This manifests itself when values are too close to zero and computation proceeds with the value zero, instead it should be marked with a flag to indicate underflow. This is different from overflow in that computation could proceed as if the value was zero.
The third problem is that arithmetic operations are not exact.
i.e if we take the value of pi and remove the seventh place number which happens to be the digit 6, we expect the difference between old and new values to be 6 * 10 ^ (-7). but this is taken as zero because the relative error is large.
The errors cascade too in the numerical computations. For example, early errors are propagated to later stages. Numbers in a computation may change slightly and this could result in a completely different answer.

Wednesday, March 5, 2014

We look at the challenges of numerical algorithms i.e we show that there are limitations of algorithmic power.

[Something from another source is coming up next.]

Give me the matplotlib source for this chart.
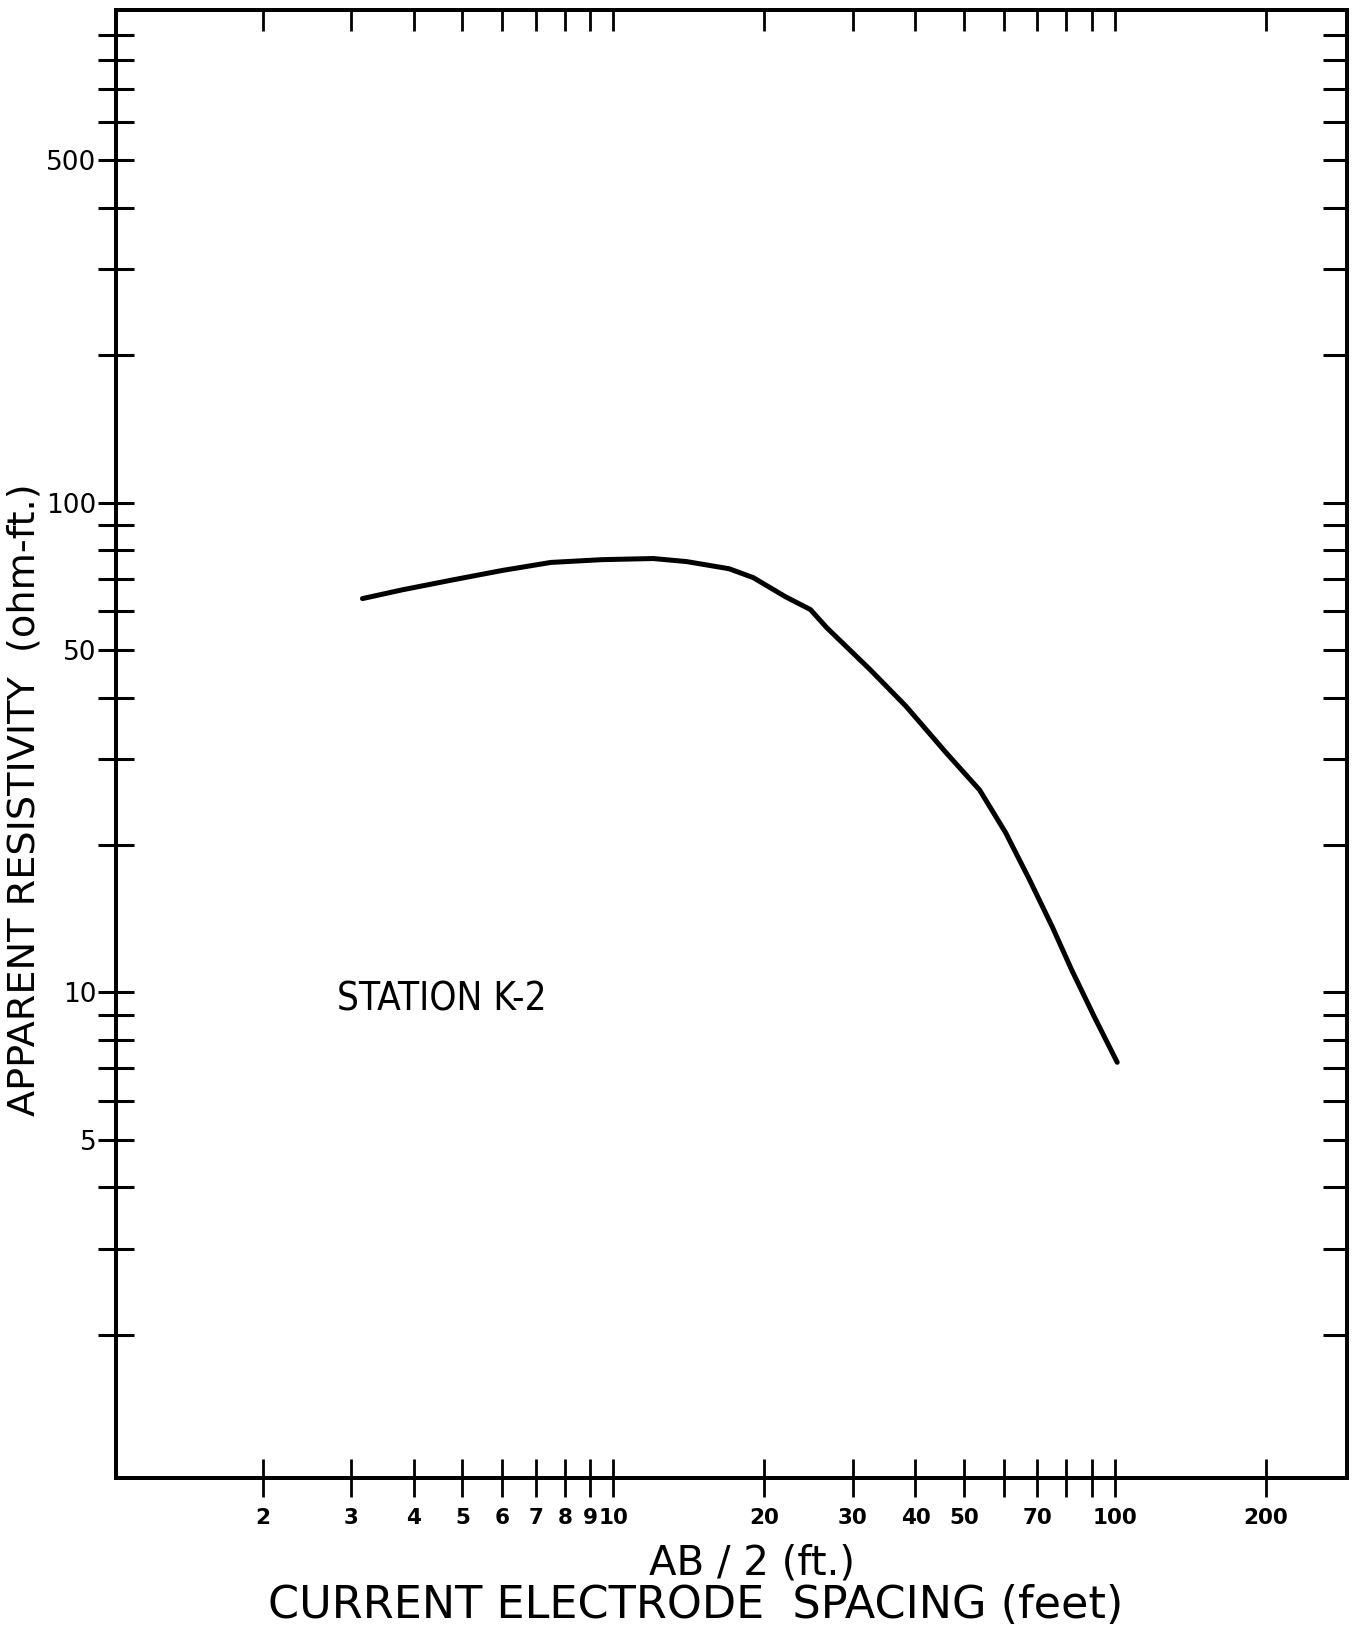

Numerical algorithms are those for computations of problems in a continuous mathematical world.
Therefore the first obstacle is that we have finite approximations of what is really infinite objects.
This results in truncation erros.
The second class of errors we get from round off errors. Real numbers cannot be used accurately because we cannot represent the real answers so we put them in a range.
To overcome the first limitation, we use what is called the Taylor's expansion.

e ^ x = 1 + x + x ^ 2 / 2! + x ^ 3 / 3! + ... x ^ n / n! + ...

we stop the expansion at a definite n. Anything beyond that fixed n is the truncation error.

The second class is evident from when we take a graph of the curve and want to compute the area under it. In this case, we slice up the area into geometrical shapes, trapezoidals to be precise and this is called the trapezoidal rule by which we approximately compute the area under the curve.

One way to get an upper bound on the truncations error is
to use the equation:
e ^ x - ( 1 + x + x ^ 2/ 2! + ... x ^n / n! ) <= M/(n+1)! |x| ^ n+1 where M = max e ^ y for 0 <y <x
i.e by choosing an upper bound M for any y that can be between 0 and x, we are able to establish an upper bound on the truncation error.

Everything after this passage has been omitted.